As US President, Jimmy Carter showed his commitment to Israel by
giving it more aid than anywhere else and brokering the only peace
deal with an Arab regime the country has ever enjoyed. He also wants
to see a safe and secure Palestine alongside it — so last year he wrote
a book called Palestine: Peace Not Apartheid. It is a bland and factual
canter through the major human rights reports. There is nothing there
you can’t read in the mainstream Israeli press every day. Carter’s
comparison of life on the West Bank (not within Israel) to Apartheid
South Africa is not new. The West Bank is ruled in the interests of a
small Jewish minority; it is bisected by roads for the Jewish settlers
from which Palestinians are banned. The Israeli human rights group
B’tselem says this “bears striking similarities to the racist Apartheid
regime”. Yet for repeating these facts in the US, Carter has widely
called “a racist”. Several universities have even refused to let the
ex-President speak to their students.
These campus battles often succeed. Norman Finkelstein is a
political scientist in the US whose parents were both Jewish survivors
of the Warsaw ghetto and the Nazi concentration camps. They lost
every blood relative. He made his reputation exposing a hoax called
From Time Immemorial by Joan Peters which claimed that Palestine
was virtually empty when Zionist settlers arrived, and the people
claiming to be Palestinians were mostly impostors who had come from
local areas to cash in. Finkelstein showed it to be scarred by falsified
figures and gross misreading of sources. From that moment on, he was
smeared as an anti-Semite by those who had lauded the book. But it
was when Finkelstein revealed two years ago that Alan Dershowitz had,
without acknowledgement, drawn wholesale from Peters’ hoax for his
book The Case For Israel, that the worst began. Dershowitz
campaigned to make sure Finkelstein was denied tenure at his university.

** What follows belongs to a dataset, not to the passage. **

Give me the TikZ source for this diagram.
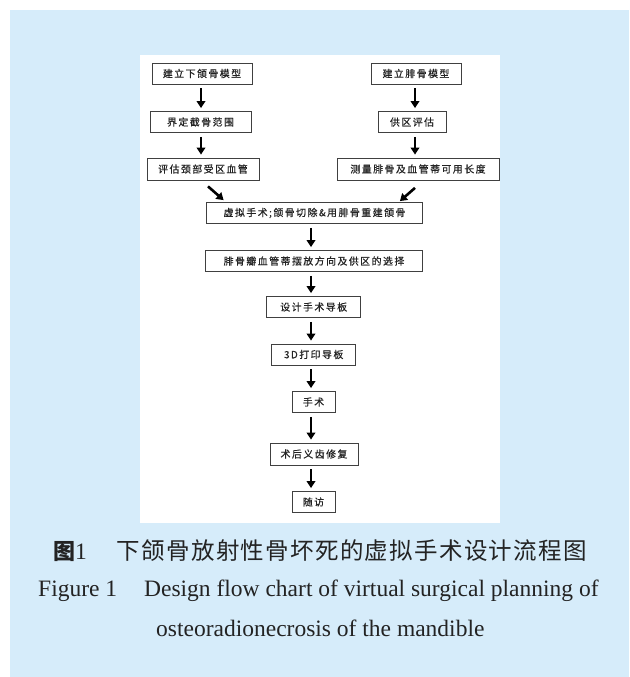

He even claimed that Finkelstein’s mother — who made it through
Maidenek and two slave-labour camps — had collaborated with the
Nazis. The campaign worked. Finkelstein was let go by De Paul University,
simply for speaking the truth.
Are the likes of Dershowitz and Phillips and Honest Reporting becoming
more shrill because they can sense they are losing the argument? Liberal Jews
— the majority — are now setting up rivals to the hard-right organisations
they work with, because they believe this campaign of demonisation is
damaging us all. It damages the Palestinians, because it prevents honest
discussion of their plight. It damages the Israelis, because it pushes them
further down an aggressive and futile path. And it damages diaspora Jews,
because it makes real anti-Semitism harder to deal with.
We need to look the witch-hunters in the eye and say, as Joseph Welch
said to Joe McCarthy himself: “You’ve done enough. Have you no sense
of decency, sir, at long last? Have you left no sense of decency?”